SABRE HILL:  Oh, the color.

R. HAZELTON:  What a difference, huh?

SABRE HILL:  The color is great.

R. HAZELTON:  Yeah, you happy?

SABRE HILL:  It's professional.  It's exactly what we wanted.

R. HAZELTON:  A couple of hours.

SCOTT HILL:  Yeah, it was great.

R. HAZELTON:  A couple gallons of paint.  Brand new kitchen.

SABRE HILL:  It worked great.

R. HAZELTON:  So you guys, you were terrific to work with.  I think we deserve a toast.  I think we got a little of this left over.  There you go.  This looks like to me, oh, Colonial Cream.  There we go.  Okay, guys.  To a great job and a great set of working partners.  Semi-gloss or flat?

How to Paint Existing Kitchen Cabinets Using a Low Pressure Spray System.

Bring new life to your existing kitchen cabinets with a fresh coat of paint. Save the time, expense and hassle of a full kitchen remodel and give your cooking and storage space a clean new feel. With a few tips about how to best prepare the surface, you'll be on your way to a kitchen that you are proud to entertain in.

Clean the Cabinets
Step 1

Clean the Cabinets

In order for the primer and paint to form a tight bond with the cabinet surface, you'll have to make sure that all existing grease and food residue is removed. Even the cleanest kitchen will build up a thin film of grease over time, so use TSP or a similar cleaner to gently wash all of the surfaces that are to be painted over.
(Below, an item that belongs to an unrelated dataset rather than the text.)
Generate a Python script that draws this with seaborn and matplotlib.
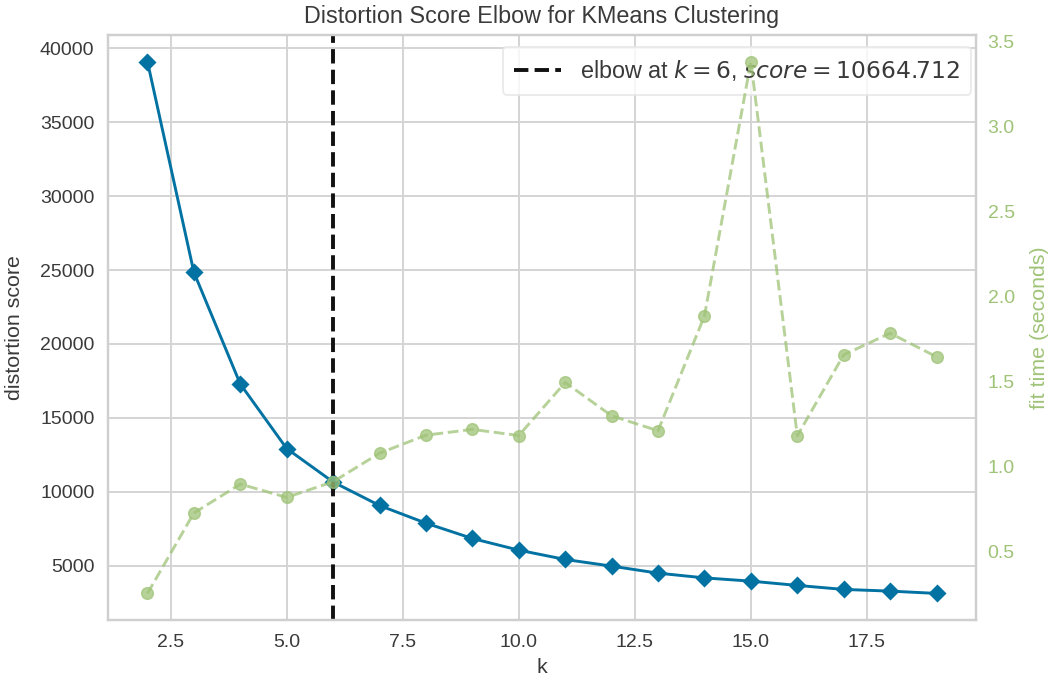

Remove Doors, Drawers, and Hardware
Step 2

Remove Doors, Drawers, and Hardware

In order to have a paint job that looks professional, you'll need to take the time to compeletely remove all of the hardware. Don't skimp on this step just to save a little time. You will be much happier with the results when all of the hardware is crisp and clean against the newly painted cabinet doors and drawer faces. If you don't have a screw gun or drill, a simple screwdriver will suffice.
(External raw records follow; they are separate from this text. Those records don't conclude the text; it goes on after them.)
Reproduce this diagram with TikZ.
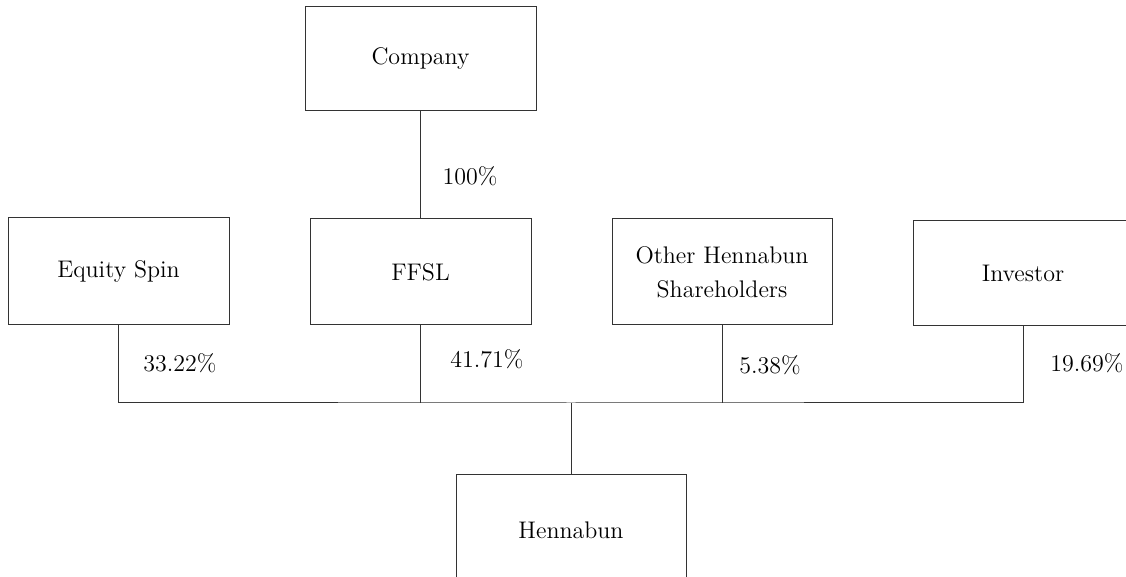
\documentclass[tikz,border=0pt]{standalone}
\usepackage{tikz}

\tikzset{
  entity/.style={draw=black!80, line width=0.5pt, rectangle, align=center,
    font=\fontsize{12}{17}\selectfont},
  share/.style={font=\fontsize{12}{17}\selectfont},
  link/.style={draw=black!80, line width=0.5pt}
}

\begin{document}
\begin{tikzpicture}[x=0.5pt,y=-0.5pt]

\useasboundingbox (0,0) rectangle (1126,577);
\clip (0,0) rectangle (1126,577);

\node [entity, minimum width=115.5pt, minimum height=52pt] (company) at (420.5,59) {Company};

\node [entity, minimum width=110.5pt, minimum height=53.5pt] (equity) at (118.5,271.5) {Equity Spin};
\node [entity, minimum width=110.5pt, minimum height=53pt] (ffsl) at (420.5,272) {FFSL};
\node [entity, minimum width=110pt, minimum height=53pt] (other) at (722,272) {Other Hennabun\\Shareholders};
\node [entity, minimum width=110pt, minimum height=52.5pt] (investor) at (1023,273.5) {Investor};

\node [entity, minimum width=115pt, minimum height=55pt] (hennabun) at (571,530) {Hennabun};

\coordinate (bus) at (571,403);

% ownership lines
\draw [link] (company) -- (ffsl);
\draw [link] (equity.south) |- (bus) -| (investor.south);
\draw [link] (ffsl.south) -- (ffsl.south |- bus);
\draw [link] (other.south) -- (other.south |- bus);
\draw [link] (bus) -- (hennabun.north);

\node [share] (p100) at (470,176) {100\%};
\node [share] (pequity) at (180,363) {33.22\%};
\node [share] (pffsl) at (487,359) {41.71\%};
\node [share] (pother) at (770,365) {5.38\%};
\node [share] (pinvestor) at (1087,363) {19.69\%};

\end{tikzpicture}
\end{document}
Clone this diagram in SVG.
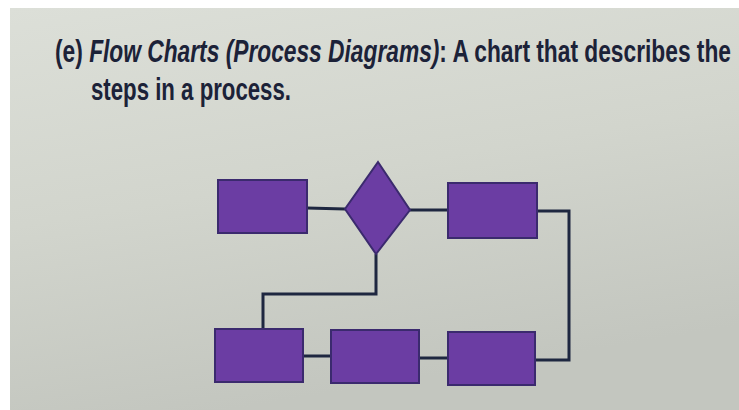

Lightly Sand the Flat Surfaces
Step 3

Lightly Sand the Flat Surfaces

Once the doors are clean and the hardware has been removed you will need to lightly sand the flat surfaces. Use a light sand paper, or better yet, a lightly grained sanding sponge to work the nooks and crannies of the doors. This light sanding pass will help create a porous surface for the the primer and paint to stick to. Once the sanding is done, use a tack cloth to wipe clean any loose dust that may remain.

Prime the Cabinet Doors with a Sprayer
Step 4

Prime the Cabinet Doors with a Sprayer

Using a high volume, low pressure sprayer is the easiest way to ensure a professional looking finish. Not only does this tool save time, but it minimizes the number of brush and roller strokes that you will have to contend with in your final project. When spraying, start on the outside edges of the doors, and work your way to the middle.

Prep and Prime the Wall and Base Units
Step 5

Prep and Prime the Wall and Base Units

Unless you want to go through the tedious task of masking off your entire kitchen, the base and wall cabinets will have to be primed and painted by hand. Make sure that you have a 2" sash brush and a small roller on hand so that you can create the high quality finish that you want. Start by taping any areas where you are concerned about errant brush strokes, and then apply an even coat of primer using the brush and the roller.

Apply the Topcoat
Step 6

Apply the Topcoat

For this project, Ron is using a specially formulated paint that resists the oil and dirt from people's fingers. This will help the durability of the paint, since on cabinets people touch them all of the time. Repeat the steps from priming the base and wall cabinets with the topcoat. When you are ready to spray the doors and drawer fronts outside, you may find it necessary to thin the topcoat slightly just to help it spray evenly. This can be done with water. Be careful to apply just the amount of paint necessary and not any extra. If you apply to much, it will run or sag.

Reinstall the Hardware and Doors
Step 7

Reinstall the Hardware and Doors

After the paint has had a chance to dry and harden completely (usually 24 hours or so) you can screw the hardware back into place. Just use the same holes that you took them out of originally so that they fit back into place quickly and easily. Slide the drawers back into their runners, taking care not to scratch the freshly painted face frames on the base cabinets.